Auteur: Bernard Wicht, responsable de l'unité Affaires internationales
Bernard Wicht explique pourquoi, ces dernières années, les pays européens s’intéressent toujours plus au secondaire II suisse.
Le secondaire II suisse est un véritable Sonderfall en Europe. Presque aucun autre pays ne compte autant de filières différentes à ce niveau d’enseignement. Depuis quelques années, nos voisins européens s’intéressent beaucoup au système suisse. Pourquoi? C’est ce que nous explique Bernard Wicht.
Le secondaire II suisse: un Sonderfall en Europe
Dans la plupart des pays d’Europe occidentale (hormis D et A), le secondaire II est une filière relativement étroite débouchant sur le baccalauréat et l’entrée à l’université. Autrement dit et pour le dire de manière un peu schématique, c’est en quelque sorte une «passerelle» entre l’école obligatoire et les études supérieures. En Europe ainsi, priorité est donnée à la formation académique avec comme objectif 80 % de diplômés du tertiaire. La Suisse en revanche se situe quasiment à l’inverse du schéma européen, le secondaire II est relativement complexe avec différentes filières que ce soit dans la formation générale (gymnase, école de culture générale, etc.) ou la formation professionnelle (choisie par plus de 70 % d’une classe d’âge). À ces différentes filières correspondent évidemment plusieurs types de diplômes permettant soit d’entrer directement sur le marché du travail (Certificat de fin d’apprentissage p. ex.), soit d’accéder aux études universitaires. Du point de vue politique, cantons et Confédération accordent une importance prioritaire au secondaire II et se sont fixé, comme objectif stratégique national, de parvenir à 95 % de diplômés du post-obligatoire. En d’autres termes, dans ce domaine, la Suisse affirme solidement son Sonderfall.
Un système qui fascine nos voisins européens
Dans ces conditions, il faut donc se demander pourquoi, depuis quelques années, nos voisins européens s’intéressent tant au secondaire II suisse. Nous accueillons en effet régulièrement des délégations étrangères venant s’informer sur le fonctionnement de celui-ci. De son côté, l’OCDE nous a demandé de coacher son nouveau projet en la matière Above and Beyond: Transition in Upper Secondary Education. Et lors des réunions du Conseil de l’Europe, nous sommes souvent sollicités, en marge des séances, pour donner des explications sur le pourquoi et le comment de l’importance de la formation professionnelle duale. La raison de cet intérêt, qui ne se dément pas, est double: en Europe, le décrochage scolaire au niveau du post-obligatoire dépasse les 20 % et il en va de même du chômage chez les 20-28 ans.
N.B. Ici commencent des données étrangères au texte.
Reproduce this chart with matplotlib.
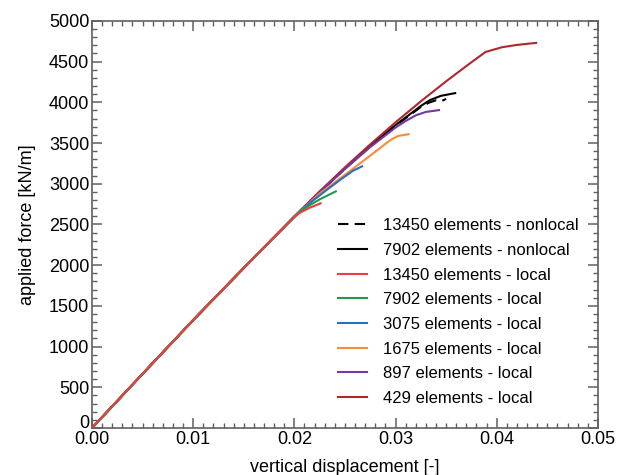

Ceci signifie que, pour les jeunes gens et jeunes filles qui ne parviennent pas à décrocher un baccalauréat, il n’y a pas d’autres voies de formation disponibles et que, hormis les «petits boulots», c’est le chômage de longue durée qui se profile à l’horizon!
Diversifier le secondaire II, investir dans l’avenir
En mettant ainsi l’accent sur le secondaire II, la Suisse veut éviter le développement d’une telle situation chez les jeunes générations. C’est pourquoi à la diversité des filières mentionnée plus haut vient s’ajouter la volonté d’un post-obligatoire perméable et flexible permettant de passer du «général» au «professionnel» ou de changer de filière d’apprentissage. Évidemment, ceci a un prix: le rallongement de la durée de la formation – il arrive relativement fréquemment que les jeunes terminent vers 21–22 ans là où leurs homologues européens terminent vers 17–18 ans. Mais l’essentiel est de ne laisser personne sur le bas-côté de la route!